4. If a multi reader multi case (MRMC) comparative effectiveness study was done:

   • MRMC Study: No. This type of study (MRMC) is generally for diagnostic imaging devices assessing reader performance. Blood pressure monitor validation primarily focuses on the device's accuracy in comparison to a reference standard, not on human reader improvement with AI assistance.

5. If a standalone (i.e. algorithm only without human-in-the-loop performance) was done:

   • Standalone Performance: Yes, the clinical validation is a standalone performance assessment of the oscillometric algorithm against the auscultatory reference. The "algorithm only" aspect is inherent in the device's automated function.

6. The type of ground truth used:

   • Ground Truth: Expert consensus auscultatory readings obtained concurrently by trained observers using a mercury sphygmomanometer or validated equivalent are the standard ground truth for blood pressure monitor validation according to ANSI/AAMI IEC81060-2.

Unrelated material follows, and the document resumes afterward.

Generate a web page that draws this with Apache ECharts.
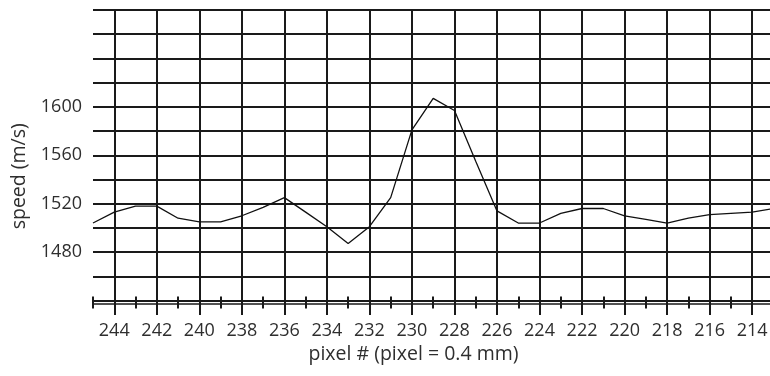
<!DOCTYPE html>
<html>
<head>
<meta charset="utf-8">
<title>speed vs pixel</title>
<style>
  html, body { margin: 0; padding: 0; background: #fff; }
  #chart { width: 770px; height: 376px; }
</style>
<script src="https://cdn.jsdelivr.net/npm/echarts@6/dist/echarts.min.js"></script>
</head>
<body>
<div id="chart"></div>
<script>
const pixelNo = [245, 244, 243, 242, 241, 240, 239, 238, 237, 236, 235, 234, 233, 232, 231, 230, 229,
                 228, 227, 226, 225, 224, 223, 222, 221, 220, 219, 218, 217, 216, 215, 214, 213];
const speed = [1504, 1513, 1518, 1518, 1508, 1505, 1505, 1510, 1517, 1525, 1513, 1501, 1487, 1501, 1525, 1581, 1607,
               1597, 1555, 1514, 1504, 1504, 1512, 1516, 1516, 1510, 1507, 1504, 1508, 1511, 1512, 1513, 1516];

// axis ticks
const majorTicks = [244, 242, 240, 238, 236, 234, 232, 230, 228, 226, 224, 222, 220, 218, 216, 214];
const minorTicks = [245, 243, 241, 239, 237, 235, 233, 231, 229, 227, 225, 223, 221, 219, 217, 215];
const speedLabels = [1480, 1520, 1560, 1600];

const chart = echarts.init(document.getElementById("chart"), null, { renderer: "canvas" });

const ink = "#1a1a1a";
const textColor = "#2e2e2e";
const font = "Open Sans";
const xMin = 213.16, xMax = 245;

chart.setOption({
  backgroundColor: "#fff",
  animation: false,
  // the plot is cut off at the right edge, so let the labels overflow
  grid: { left: 93, right: 0, top: 10, bottom: 75.5, containLabel: false, outerBoundsMode: "none" },
  xAxis: [
    {
      type: "value",
      min: xMin,
      max: xMax,
      inverse: true,
      position: "bottom",
      name: "pixel # (pixel = 0.4 mm)",
      nameLocation: "middle",
      nameGap: 42,
      nameTextStyle: { fontFamily: font, fontSize: 19.5, color: textColor, padding: [0, 36, 0, 0] },
      axisLine: { show: true, lineStyle: { color: ink, width: 1.5 } },
      axisTick: { show: true, customValues: majorTicks, length: 14.5, lineStyle: { color: ink, width: 2 } },
      axisLabel: { customValues: majorTicks, margin: 21, fontFamily: font, fontSize: 18, color: textColor },
      splitLine: { show: true, lineStyle: { color: ink, width: 2 } }
    },
    {
      // second line of the double axis
      type: "value", min: xMin, max: xMax, inverse: true, position: "bottom", offset: 3,
      axisLine: { show: true, lineStyle: { color: ink, width: 1.5 } },
      axisTick: { show: false }, axisLabel: { show: false }, splitLine: { show: false }
    },
    {
      // short ticks at odd pixel numbers
      type: "value", min: xMin, max: xMax, inverse: true, position: "bottom", offset: -4,
      axisLine: { show: false },
      axisTick: { show: true, customValues: minorTicks, length: 12, lineStyle: { color: ink, width: 2 } },
      axisLabel: { show: false }, splitLine: { show: false }
    }
  ],
  yAxis: {
    type: "value",
    min: 1440,
    max: 1680,
    interval: 20,
    name: "speed (m/s)",
    nameLocation: "middle",
    nameRotate: 90,
    nameGap: 63,
    nameTextStyle: { fontFamily: font, fontSize: 19.5, color: textColor, padding: [0, 42, 0, 0] },
    axisLine: { show: false },
    axisTick: { show: false },
    axisLabel: {
      margin: 11,
      fontFamily: font,
      fontSize: 18,
      color: textColor,
      formatter: v => (speedLabels.includes(v) ? String(v) : "")
    },
    splitLine: { show: true, lineStyle: { color: ink, width: 2 } }
  },
  series: [
    {
      type: "line",
      xAxisIndex: 0,
      data: pixelNo.map((p, i) => [p, speed[i]]),
      showSymbol: false,
      lineStyle: { color: "#111", width: 1.3 },
      clip: true
    }
  ]
});
</script>
</body>
</html>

7. The sample size for the training set:

   • Training Set Sample Size: Not specified. Blood pressure monitor algorithms are typically developed using internal datasets, and the clinical validation (as discussed above) is usually a separate external validation.

8. How the ground truth for the training set was established:

   • Training Set Ground Truth: Not specified in this document. During algorithm development, it would likely involve carefully measured blood pressure data (potentially also using auscultatory reference) from a diverse population to train and optimize the oscillometric algorithm.